### [Material for this task]
— begin —
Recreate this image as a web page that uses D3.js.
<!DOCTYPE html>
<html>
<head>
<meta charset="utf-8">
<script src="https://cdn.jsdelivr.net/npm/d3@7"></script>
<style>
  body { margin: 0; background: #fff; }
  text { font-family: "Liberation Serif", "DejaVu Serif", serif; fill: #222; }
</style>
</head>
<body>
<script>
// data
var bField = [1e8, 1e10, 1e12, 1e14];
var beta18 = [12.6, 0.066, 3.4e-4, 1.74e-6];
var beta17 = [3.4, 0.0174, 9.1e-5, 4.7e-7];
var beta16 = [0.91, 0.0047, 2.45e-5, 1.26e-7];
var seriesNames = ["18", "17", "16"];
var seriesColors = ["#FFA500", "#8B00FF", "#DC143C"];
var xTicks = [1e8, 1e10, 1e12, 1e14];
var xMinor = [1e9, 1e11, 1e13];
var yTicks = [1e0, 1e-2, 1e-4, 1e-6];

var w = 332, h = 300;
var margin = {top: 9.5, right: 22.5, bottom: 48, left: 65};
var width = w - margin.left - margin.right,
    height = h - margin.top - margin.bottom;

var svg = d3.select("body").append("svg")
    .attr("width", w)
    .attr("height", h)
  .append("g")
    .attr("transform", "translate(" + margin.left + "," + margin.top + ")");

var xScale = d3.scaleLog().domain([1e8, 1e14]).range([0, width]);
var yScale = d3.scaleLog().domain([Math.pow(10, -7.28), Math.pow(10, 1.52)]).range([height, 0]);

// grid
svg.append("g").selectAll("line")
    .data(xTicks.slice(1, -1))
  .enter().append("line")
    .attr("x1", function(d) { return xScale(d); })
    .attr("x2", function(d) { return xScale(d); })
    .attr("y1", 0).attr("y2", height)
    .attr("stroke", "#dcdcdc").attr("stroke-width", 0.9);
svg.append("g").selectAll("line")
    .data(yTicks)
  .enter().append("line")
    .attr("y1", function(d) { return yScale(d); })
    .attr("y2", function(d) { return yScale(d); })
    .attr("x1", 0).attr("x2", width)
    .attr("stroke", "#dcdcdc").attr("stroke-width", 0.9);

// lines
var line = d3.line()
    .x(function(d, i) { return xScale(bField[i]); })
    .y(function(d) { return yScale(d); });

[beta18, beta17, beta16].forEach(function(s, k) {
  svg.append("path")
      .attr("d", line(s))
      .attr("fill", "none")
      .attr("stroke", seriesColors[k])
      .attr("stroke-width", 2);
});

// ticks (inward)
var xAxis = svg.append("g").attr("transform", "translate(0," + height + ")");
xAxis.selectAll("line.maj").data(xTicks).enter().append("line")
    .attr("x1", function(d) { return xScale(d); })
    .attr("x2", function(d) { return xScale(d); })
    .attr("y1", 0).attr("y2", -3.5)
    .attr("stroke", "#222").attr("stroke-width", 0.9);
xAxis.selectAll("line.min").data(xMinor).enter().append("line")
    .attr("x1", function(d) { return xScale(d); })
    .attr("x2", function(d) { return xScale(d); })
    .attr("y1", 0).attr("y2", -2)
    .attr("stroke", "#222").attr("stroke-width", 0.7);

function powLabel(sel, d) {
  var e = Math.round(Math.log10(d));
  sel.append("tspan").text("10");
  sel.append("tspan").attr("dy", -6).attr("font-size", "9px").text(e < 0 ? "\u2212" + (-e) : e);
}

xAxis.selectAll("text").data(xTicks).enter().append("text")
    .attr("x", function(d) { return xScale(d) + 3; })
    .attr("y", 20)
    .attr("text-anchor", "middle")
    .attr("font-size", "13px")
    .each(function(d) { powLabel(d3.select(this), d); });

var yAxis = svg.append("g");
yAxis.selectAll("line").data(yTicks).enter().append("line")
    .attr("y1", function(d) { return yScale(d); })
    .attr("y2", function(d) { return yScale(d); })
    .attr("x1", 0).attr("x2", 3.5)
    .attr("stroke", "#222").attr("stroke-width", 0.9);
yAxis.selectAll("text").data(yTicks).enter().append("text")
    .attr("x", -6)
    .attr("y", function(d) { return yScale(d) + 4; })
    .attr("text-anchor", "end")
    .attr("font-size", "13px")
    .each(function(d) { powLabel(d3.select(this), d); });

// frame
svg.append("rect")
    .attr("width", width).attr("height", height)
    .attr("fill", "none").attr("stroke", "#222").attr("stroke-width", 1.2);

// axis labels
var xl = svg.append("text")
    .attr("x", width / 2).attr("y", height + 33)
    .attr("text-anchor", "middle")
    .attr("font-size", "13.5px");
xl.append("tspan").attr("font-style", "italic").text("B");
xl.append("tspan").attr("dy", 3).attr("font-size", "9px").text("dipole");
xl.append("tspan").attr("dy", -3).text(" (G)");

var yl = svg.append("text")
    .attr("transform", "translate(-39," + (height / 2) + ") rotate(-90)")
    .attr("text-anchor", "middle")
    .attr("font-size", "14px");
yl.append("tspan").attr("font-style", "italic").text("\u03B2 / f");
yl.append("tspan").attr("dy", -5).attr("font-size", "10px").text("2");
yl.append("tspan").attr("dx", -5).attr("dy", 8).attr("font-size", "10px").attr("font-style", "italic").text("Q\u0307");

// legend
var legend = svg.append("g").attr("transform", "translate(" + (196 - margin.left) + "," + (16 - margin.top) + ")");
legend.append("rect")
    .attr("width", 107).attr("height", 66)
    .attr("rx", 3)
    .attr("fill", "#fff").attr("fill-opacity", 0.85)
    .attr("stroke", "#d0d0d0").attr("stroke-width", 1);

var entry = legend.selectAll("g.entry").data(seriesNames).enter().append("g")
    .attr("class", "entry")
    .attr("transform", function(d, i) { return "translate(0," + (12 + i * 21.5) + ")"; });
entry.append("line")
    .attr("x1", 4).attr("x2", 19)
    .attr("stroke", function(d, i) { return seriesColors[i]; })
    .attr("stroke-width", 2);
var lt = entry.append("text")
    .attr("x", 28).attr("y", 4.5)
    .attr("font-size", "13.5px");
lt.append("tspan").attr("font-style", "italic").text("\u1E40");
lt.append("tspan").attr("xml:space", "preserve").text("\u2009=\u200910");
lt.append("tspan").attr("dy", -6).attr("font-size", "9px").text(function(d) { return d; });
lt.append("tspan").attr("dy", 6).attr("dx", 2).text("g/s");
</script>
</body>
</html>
— end —
— begin —
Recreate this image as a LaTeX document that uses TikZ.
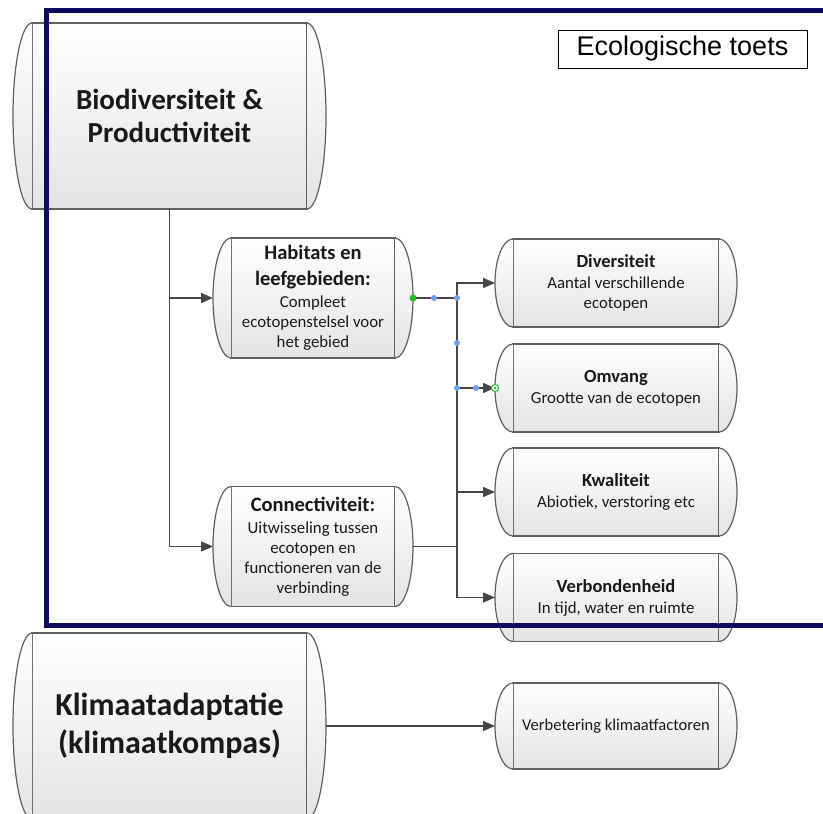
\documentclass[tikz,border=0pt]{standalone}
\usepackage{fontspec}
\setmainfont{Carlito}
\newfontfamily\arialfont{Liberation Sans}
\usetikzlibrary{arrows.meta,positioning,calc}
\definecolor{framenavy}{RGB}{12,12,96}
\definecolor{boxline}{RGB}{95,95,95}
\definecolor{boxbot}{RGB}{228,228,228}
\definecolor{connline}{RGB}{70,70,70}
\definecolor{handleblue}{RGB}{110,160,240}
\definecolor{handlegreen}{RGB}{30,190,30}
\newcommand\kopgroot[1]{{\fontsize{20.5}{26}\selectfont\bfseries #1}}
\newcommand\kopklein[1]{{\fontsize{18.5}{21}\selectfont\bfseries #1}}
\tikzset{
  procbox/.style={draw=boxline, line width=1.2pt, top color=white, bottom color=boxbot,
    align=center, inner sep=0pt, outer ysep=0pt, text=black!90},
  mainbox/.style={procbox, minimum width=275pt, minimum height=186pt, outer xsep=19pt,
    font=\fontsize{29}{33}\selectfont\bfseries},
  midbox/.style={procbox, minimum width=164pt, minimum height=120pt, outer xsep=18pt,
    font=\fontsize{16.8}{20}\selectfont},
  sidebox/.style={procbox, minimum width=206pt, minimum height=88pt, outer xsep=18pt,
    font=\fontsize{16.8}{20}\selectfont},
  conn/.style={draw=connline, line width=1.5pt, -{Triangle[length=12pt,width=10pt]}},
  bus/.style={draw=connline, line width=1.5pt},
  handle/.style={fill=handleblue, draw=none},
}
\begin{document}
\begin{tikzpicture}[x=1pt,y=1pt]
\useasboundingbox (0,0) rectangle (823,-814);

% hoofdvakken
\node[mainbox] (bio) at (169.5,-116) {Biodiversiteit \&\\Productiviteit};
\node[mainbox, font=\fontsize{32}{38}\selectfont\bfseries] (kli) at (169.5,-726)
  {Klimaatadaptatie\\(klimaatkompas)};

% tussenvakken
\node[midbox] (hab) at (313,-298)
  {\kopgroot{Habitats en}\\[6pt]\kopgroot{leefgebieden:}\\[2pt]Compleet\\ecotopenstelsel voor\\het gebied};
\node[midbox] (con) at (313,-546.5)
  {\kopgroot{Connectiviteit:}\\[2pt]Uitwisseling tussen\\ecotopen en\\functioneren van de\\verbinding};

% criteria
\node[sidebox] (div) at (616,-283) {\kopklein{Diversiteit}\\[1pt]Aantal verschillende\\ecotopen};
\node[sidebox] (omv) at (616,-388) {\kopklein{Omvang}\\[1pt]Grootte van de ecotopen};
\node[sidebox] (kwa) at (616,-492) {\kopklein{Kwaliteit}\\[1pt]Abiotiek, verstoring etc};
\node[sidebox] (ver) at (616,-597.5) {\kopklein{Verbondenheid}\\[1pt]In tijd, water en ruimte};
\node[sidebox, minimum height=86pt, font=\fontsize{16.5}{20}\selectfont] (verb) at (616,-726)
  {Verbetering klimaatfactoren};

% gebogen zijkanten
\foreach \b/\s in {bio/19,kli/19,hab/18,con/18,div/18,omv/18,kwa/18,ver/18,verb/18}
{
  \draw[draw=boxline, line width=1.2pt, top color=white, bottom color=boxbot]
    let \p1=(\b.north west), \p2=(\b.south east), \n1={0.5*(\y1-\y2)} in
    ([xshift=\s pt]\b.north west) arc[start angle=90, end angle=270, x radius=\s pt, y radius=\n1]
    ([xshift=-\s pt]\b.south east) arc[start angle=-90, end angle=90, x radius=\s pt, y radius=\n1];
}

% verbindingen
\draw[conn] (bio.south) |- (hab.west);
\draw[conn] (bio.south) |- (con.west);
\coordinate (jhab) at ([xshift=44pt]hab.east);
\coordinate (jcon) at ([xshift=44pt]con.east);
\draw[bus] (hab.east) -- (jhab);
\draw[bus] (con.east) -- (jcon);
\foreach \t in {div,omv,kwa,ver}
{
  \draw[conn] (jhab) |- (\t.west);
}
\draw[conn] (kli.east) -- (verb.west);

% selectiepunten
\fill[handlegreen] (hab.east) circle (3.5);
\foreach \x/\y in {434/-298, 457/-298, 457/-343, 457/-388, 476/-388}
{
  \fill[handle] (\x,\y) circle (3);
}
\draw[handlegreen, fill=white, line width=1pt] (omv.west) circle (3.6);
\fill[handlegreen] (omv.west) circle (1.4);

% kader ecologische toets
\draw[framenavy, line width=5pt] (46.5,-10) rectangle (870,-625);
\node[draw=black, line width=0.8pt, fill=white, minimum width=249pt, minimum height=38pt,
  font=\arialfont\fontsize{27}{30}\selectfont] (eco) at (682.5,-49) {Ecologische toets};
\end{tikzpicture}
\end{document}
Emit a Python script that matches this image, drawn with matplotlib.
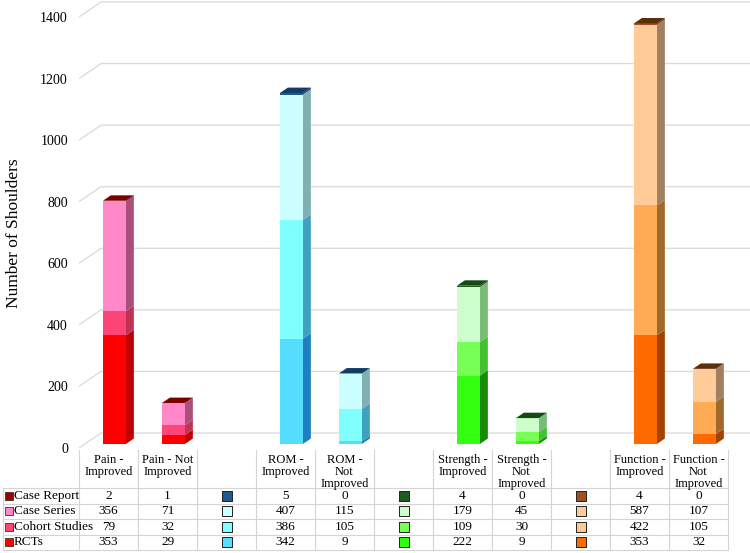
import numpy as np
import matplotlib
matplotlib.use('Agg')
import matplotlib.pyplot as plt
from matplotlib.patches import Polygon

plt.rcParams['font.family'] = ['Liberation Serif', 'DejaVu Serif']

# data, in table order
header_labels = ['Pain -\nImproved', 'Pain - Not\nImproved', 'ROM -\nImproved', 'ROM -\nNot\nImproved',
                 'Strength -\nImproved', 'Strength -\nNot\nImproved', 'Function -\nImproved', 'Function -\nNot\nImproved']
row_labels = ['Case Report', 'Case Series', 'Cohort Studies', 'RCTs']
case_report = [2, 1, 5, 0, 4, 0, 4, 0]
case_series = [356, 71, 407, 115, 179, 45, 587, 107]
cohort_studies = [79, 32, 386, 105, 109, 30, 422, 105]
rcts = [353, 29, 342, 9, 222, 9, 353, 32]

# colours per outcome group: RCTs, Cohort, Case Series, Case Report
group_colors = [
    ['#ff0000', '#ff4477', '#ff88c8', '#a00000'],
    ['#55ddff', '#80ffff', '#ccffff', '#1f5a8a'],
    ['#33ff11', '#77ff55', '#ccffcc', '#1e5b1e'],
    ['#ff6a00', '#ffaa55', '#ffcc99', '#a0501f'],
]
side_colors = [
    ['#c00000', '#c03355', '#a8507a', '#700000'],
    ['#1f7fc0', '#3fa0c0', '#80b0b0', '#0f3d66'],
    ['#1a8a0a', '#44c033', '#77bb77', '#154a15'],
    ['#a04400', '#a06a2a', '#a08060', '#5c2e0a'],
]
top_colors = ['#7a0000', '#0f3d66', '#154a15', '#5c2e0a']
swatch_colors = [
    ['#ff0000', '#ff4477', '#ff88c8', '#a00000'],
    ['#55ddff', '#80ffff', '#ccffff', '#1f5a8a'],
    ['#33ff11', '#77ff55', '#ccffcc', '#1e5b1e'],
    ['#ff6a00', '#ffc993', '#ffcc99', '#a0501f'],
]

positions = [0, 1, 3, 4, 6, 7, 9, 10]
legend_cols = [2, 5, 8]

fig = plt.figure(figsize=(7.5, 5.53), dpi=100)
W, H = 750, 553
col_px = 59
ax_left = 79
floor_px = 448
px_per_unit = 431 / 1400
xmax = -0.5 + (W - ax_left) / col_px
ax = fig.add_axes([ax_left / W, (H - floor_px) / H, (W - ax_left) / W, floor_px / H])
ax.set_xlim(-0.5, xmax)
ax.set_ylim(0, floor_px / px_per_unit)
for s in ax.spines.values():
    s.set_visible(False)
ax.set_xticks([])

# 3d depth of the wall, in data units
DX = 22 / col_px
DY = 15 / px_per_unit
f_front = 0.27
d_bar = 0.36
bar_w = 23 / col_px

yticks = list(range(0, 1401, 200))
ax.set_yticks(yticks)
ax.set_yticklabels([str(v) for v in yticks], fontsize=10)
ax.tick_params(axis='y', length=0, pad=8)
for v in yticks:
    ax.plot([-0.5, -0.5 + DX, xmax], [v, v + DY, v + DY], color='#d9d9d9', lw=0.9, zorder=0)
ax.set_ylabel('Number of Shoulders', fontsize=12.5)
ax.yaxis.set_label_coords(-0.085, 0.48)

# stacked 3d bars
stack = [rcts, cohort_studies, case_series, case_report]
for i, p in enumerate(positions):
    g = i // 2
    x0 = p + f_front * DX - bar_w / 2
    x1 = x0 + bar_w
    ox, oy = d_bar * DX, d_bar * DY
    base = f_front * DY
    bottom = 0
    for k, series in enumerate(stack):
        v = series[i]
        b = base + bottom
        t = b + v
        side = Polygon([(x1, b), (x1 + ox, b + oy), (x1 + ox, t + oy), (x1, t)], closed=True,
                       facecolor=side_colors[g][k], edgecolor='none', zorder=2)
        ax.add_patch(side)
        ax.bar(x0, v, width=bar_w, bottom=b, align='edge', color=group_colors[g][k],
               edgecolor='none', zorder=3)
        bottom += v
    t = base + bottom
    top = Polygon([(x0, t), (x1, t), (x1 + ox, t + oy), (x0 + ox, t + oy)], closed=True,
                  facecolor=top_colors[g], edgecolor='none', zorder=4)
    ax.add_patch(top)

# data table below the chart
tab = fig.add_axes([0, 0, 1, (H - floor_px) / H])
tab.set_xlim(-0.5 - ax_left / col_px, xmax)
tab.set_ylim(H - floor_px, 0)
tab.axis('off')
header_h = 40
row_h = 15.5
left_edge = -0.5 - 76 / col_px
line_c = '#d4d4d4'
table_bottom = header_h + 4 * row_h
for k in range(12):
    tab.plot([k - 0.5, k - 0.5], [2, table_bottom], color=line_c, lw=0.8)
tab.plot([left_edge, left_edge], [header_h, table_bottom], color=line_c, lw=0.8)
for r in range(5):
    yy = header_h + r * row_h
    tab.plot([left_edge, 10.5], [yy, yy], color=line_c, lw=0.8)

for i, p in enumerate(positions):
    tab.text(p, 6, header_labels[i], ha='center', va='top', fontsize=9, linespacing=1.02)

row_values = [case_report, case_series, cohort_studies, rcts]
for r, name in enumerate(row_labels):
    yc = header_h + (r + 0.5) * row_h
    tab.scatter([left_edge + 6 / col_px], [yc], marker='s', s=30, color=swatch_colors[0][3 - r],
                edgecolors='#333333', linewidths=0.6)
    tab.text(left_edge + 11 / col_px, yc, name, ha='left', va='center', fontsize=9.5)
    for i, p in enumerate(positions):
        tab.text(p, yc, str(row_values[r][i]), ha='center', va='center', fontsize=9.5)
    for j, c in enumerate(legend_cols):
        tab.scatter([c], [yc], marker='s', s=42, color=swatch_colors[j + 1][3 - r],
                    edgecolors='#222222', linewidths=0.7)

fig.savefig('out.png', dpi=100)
— end —
### [What is being asked]
Above are the records; from them, give again exactly the lines from the one containing "Recreate this image as a web" through the one containing "var yTicks = [1e0, 1e-2, 1e-4, 1e-6];", both included.

### [Exercise output]
Recreate this image as a web page that uses D3.js.
<!DOCTYPE html>
<html>
<head>
<meta charset="utf-8">
<script src="https://cdn.jsdelivr.net/npm/d3@7"></script>
<style>
  body { margin: 0; background: #fff; }
  text { font-family: "Liberation Serif", "DejaVu Serif", serif; fill: #222; }
</style>
</head>
<body>
<script>
// data
var bField = [1e8, 1e10, 1e12, 1e14];
var beta18 = [12.6, 0.066, 3.4e-4, 1.74e-6];
var beta17 = [3.4, 0.0174, 9.1e-5, 4.7e-7];
var beta16 = [0.91, 0.0047, 2.45e-5, 1.26e-7];
var seriesNames = ["18", "17", "16"];
var seriesColors = ["#FFA500", "#8B00FF", "#DC143C"];
var xTicks = [1e8, 1e10, 1e12, 1e14];
var xMinor = [1e9, 1e11, 1e13];
var yTicks = [1e0, 1e-2, 1e-4, 1e-6];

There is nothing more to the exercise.